WHAT THE TASK REQUIRES: Where a line contains the word "chart", copy that line.

━━ GIVEN MATERIAL ━━

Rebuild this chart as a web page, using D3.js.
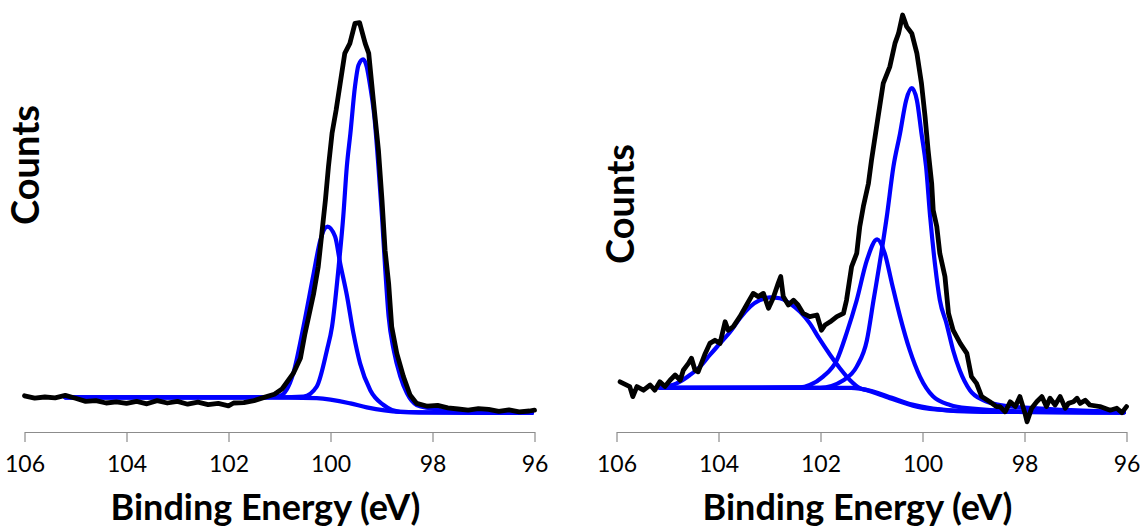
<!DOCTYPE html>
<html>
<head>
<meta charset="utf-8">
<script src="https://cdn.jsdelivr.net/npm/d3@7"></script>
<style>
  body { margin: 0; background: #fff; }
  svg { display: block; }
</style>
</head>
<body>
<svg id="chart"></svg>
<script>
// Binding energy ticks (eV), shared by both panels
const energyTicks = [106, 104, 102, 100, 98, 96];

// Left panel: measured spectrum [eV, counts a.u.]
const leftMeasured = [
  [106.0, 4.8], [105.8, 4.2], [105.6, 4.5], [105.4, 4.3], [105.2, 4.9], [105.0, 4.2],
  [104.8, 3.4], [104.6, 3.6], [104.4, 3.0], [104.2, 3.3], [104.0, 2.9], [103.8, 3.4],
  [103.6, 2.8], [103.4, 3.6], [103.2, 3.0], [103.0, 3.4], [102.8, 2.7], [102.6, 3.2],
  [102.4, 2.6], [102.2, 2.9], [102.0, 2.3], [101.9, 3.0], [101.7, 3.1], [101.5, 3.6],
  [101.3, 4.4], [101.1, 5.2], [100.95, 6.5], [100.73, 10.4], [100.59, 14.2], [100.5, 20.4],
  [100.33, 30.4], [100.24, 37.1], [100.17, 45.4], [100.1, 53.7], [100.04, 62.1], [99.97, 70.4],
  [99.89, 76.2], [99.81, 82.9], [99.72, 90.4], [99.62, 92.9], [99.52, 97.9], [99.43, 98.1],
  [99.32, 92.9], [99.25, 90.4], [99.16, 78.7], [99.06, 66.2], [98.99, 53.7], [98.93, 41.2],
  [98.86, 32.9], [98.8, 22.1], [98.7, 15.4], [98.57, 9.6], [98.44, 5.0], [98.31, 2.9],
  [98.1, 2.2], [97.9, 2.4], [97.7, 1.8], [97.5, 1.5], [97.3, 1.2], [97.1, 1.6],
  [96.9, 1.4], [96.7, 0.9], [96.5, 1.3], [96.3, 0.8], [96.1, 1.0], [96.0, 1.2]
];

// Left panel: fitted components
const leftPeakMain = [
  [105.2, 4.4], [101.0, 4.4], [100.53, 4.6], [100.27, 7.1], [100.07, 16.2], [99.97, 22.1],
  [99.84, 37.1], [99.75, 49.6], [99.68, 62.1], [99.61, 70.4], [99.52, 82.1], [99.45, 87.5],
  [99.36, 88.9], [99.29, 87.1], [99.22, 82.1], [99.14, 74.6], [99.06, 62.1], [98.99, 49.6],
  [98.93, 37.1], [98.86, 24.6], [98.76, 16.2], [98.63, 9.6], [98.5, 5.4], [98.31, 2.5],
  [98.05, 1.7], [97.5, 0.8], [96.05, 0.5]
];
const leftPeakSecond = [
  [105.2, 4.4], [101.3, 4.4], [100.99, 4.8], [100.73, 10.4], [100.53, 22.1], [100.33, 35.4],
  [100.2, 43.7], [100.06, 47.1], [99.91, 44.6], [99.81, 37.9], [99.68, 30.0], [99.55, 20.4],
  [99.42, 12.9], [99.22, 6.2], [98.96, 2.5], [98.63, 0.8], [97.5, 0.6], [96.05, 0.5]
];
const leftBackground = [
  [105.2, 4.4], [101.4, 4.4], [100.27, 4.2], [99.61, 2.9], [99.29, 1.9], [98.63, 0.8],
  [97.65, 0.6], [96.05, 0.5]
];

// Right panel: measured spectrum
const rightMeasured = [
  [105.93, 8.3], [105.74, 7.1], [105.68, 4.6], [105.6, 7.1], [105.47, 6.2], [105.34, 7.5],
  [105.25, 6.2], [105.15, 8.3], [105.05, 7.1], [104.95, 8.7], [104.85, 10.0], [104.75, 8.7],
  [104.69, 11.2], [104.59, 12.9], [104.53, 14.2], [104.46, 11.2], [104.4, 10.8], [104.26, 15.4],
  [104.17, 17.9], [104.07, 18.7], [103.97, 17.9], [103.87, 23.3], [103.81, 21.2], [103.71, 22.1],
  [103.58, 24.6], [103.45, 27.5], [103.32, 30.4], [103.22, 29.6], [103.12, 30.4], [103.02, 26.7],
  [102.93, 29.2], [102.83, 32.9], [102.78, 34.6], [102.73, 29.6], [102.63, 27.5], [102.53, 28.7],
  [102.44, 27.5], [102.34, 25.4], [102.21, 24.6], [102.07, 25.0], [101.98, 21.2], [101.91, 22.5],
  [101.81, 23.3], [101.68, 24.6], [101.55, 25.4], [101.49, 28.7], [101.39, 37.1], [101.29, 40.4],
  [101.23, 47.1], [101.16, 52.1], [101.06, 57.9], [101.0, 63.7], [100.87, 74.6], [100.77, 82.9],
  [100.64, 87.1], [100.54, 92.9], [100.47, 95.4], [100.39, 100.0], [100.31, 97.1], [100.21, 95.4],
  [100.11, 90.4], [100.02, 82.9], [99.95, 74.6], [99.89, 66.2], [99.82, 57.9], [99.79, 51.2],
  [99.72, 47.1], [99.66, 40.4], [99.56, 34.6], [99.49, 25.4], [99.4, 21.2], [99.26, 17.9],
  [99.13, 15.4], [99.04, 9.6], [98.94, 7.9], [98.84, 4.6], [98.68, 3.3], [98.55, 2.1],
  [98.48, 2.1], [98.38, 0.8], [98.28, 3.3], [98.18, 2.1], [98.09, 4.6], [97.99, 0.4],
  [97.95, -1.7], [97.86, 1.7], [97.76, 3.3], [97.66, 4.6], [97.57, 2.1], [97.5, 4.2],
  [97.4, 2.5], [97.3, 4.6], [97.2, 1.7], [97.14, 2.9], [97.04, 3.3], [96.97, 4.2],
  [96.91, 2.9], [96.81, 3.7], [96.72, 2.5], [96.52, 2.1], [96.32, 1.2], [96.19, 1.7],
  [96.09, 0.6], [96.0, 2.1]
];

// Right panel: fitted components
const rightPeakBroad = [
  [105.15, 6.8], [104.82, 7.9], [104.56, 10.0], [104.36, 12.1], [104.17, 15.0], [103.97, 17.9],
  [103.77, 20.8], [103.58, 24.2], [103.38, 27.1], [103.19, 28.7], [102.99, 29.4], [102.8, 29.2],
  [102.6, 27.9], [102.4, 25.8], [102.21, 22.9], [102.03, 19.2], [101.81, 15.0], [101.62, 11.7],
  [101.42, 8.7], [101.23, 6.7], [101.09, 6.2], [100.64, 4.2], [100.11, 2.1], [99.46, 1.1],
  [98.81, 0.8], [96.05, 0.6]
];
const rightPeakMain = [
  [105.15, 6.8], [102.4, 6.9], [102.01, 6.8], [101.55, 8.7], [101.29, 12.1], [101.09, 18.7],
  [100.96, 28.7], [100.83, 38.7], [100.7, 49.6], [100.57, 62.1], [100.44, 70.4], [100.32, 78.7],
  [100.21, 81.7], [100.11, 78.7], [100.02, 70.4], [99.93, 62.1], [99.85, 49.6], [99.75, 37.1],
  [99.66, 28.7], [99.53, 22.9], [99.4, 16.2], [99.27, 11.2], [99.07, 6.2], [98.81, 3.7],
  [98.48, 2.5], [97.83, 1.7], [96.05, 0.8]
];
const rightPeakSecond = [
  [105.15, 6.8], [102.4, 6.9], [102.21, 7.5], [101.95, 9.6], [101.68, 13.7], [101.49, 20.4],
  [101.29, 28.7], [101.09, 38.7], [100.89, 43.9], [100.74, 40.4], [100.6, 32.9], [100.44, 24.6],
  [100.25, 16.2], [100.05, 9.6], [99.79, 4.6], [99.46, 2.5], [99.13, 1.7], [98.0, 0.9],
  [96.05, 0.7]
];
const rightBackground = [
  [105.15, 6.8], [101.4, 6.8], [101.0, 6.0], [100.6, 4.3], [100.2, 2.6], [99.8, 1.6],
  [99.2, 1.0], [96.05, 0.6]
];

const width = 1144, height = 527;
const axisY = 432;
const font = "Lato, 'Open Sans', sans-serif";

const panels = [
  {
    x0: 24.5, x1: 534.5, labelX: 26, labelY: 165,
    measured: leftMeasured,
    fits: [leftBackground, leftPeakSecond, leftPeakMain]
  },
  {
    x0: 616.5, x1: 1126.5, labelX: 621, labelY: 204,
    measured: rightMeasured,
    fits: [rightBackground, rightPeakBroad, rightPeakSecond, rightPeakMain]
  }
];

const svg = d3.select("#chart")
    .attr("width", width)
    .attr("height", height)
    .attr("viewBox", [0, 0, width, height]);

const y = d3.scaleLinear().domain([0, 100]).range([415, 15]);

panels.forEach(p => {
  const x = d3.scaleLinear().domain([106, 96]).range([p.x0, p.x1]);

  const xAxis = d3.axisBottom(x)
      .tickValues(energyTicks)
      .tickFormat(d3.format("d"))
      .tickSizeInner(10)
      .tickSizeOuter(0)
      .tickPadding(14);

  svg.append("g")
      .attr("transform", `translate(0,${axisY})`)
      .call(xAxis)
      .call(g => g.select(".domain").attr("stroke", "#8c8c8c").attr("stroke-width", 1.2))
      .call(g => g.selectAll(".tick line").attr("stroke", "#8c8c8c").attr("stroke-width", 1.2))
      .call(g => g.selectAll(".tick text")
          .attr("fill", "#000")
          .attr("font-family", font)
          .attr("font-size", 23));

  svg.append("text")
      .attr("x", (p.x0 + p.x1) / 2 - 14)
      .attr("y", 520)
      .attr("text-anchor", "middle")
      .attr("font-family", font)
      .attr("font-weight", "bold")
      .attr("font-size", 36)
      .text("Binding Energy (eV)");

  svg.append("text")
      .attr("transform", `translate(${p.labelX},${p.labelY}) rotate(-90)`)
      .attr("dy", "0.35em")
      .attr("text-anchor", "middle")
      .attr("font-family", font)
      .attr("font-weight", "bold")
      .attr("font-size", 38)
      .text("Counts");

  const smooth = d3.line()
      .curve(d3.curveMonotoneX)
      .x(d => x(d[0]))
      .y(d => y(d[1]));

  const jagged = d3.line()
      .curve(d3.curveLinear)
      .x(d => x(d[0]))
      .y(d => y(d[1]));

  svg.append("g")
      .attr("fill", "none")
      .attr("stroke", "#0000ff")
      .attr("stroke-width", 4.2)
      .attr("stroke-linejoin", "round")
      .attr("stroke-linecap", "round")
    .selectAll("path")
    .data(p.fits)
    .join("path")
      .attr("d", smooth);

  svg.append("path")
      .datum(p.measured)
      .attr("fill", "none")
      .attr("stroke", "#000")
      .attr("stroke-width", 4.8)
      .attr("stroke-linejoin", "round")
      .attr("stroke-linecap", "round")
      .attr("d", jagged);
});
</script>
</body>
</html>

━━━

RESPONSE TO THE EXERCISE:
Rebuild this chart as a web page, using D3.js.
<svg id="chart"></svg>
const svg = d3.select("#chart")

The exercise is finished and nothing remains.